One of the things that impressed me about the evening was the curiosity of those who took part. Perhaps they were simply intrigued by the topic of engaged spirituality. Certainly, their questions and attentiveness revealed their inquiring hearts. I came away from the evening confirmed in my sense that there is a hunger for the spiritual in our world. The ways in which this hunger is understood and fed are many and this is as it should be. The challenge is to follow a way that is appropriate for our times.
In order to discern an appropriate way I find it important to pay attention. Paying attention includes listening to my heart; listening to the stories of others; and listening to the needs of our age, which include the socio-economic, political, and environmental areas of life. All these areas of life are connected. If I forget one area I limit my spiritual breadth. But, if I pay attention, if I listen with love to the wide spectrum of concerns, then I find myself drawn towards a healthy approach to life.
This is why I like the way of engaged spirituality for it balances the inner and the outer, the contemplative and the active, the personal and the social dimensions of life. It calls me to embrace the whole and not simply a part. It calls me move forward toward the whole and not to be satisfied with only a piece. In my understanding, this pull forward is the pull towards the fullness of life.

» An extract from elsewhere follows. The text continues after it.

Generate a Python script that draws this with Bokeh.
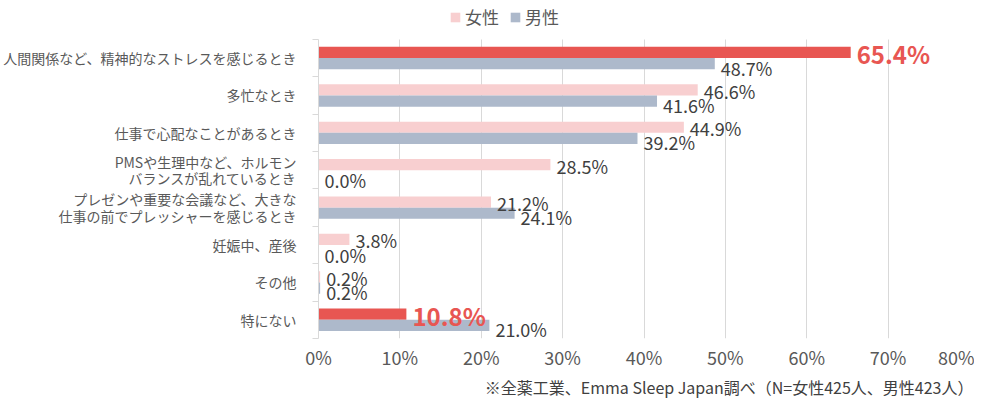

In the Christian community we find ourselves in Holy Week, the week in which we commemorate the journey of Jesus into Jerusalem, to his death, and to his resurrection. It is a journey from being concerned with only a partial life to being concerned with the whole of life. It is an invitation to allow the personal, the relational, and the structural dimensions of life to be gathered together within what is called the Paschal Mystery of life and death. There is something very human about this journey. In the midst of everyday life it is worth discerning where I am on this journey through life.